For instance, smoking in a public restaurant creates a negative externality because secondhand smoke can affect nonsmokers and worsen their long-term health outcomes. Drivers of gas-powered vehicles pay the gas tax to account for the externalities of pollution and wear and tear to the roads. Levying an excise tax in these situations can serve to recoup some of the cost of these externalities and “internalize” the cost of the externality to the purchase of the product. Sin taxes in general are also used to discourage consumption and “price-in” the externalities of products such as gambling, alcohol, and tobacco.
The Pigouvian concept of internalizing externalities in order to correct inefficient market outcomes suggests that the size of the excise tax should be equal to the cost of the negative externality. (LINK)
Unfortunately, implementing that solution poses multiple difficulties. Falk and Tsoukalas acknowledge one:
. . . the model is a closed-sector game, and a unilateral automation tax could push adoption offshore, strengthening the case for multilateral coordination or border-adjustment mechanisms analogous to those used in carbon policy.
In addition, however, the standard objections to Pigouvian taxes seem equally applicable here. How do you measure the size of the externality?

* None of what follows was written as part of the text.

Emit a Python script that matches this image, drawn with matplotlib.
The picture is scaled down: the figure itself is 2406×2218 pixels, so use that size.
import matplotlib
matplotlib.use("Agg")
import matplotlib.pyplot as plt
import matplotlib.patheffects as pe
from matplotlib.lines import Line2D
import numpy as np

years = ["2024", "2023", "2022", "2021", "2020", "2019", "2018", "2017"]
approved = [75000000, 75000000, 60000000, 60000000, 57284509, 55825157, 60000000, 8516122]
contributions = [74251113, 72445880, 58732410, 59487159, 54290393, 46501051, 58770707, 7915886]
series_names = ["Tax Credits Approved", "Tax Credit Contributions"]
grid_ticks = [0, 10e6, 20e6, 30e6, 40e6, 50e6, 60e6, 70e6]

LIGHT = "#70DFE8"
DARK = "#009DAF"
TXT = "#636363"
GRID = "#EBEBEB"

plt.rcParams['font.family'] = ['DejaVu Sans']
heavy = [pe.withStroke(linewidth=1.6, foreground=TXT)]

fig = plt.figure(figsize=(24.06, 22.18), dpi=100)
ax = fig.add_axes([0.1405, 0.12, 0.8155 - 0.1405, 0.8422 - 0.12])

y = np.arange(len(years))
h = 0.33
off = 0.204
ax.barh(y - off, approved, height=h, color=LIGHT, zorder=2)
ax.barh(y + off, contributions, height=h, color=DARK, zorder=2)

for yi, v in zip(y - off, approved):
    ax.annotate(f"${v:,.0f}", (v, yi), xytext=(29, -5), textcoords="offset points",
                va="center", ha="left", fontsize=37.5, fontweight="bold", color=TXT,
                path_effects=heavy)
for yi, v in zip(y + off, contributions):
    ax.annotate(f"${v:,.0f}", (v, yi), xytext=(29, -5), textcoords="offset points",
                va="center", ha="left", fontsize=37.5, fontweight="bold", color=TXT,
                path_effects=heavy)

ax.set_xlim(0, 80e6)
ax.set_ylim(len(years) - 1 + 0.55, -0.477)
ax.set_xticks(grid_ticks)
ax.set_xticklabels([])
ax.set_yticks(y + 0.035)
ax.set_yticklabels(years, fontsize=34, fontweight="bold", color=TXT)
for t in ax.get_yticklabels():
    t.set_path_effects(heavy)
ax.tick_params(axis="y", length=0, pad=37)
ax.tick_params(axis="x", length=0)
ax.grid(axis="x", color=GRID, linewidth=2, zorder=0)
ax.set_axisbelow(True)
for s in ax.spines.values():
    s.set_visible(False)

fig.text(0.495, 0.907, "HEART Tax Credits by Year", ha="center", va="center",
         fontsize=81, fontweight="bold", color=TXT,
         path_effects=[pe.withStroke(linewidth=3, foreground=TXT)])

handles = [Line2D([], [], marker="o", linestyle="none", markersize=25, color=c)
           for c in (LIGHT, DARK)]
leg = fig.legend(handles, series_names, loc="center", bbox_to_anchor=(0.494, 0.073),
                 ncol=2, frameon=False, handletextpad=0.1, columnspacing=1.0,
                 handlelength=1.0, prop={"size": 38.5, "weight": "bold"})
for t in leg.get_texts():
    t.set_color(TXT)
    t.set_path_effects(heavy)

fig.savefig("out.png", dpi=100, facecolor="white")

How do you determine the effectiveness of the tax in reducing the demand externality? Can a single tax system take into account all the individual variations between locations, industries, firms, and individuals?
The paper assumes regulators can observe or approximate automation rates and impose a per-task tax equal to the uninternalized demand loss. This is conceptually clean but would be administratively demanding in reality, especially when AI augments some workers, replaces others, and changes task composition gradually.
Do those objections mean we should simply ignore the problem?
I think not. Recursive loops can lead to death spirals. Public policy likely cannot wait and see.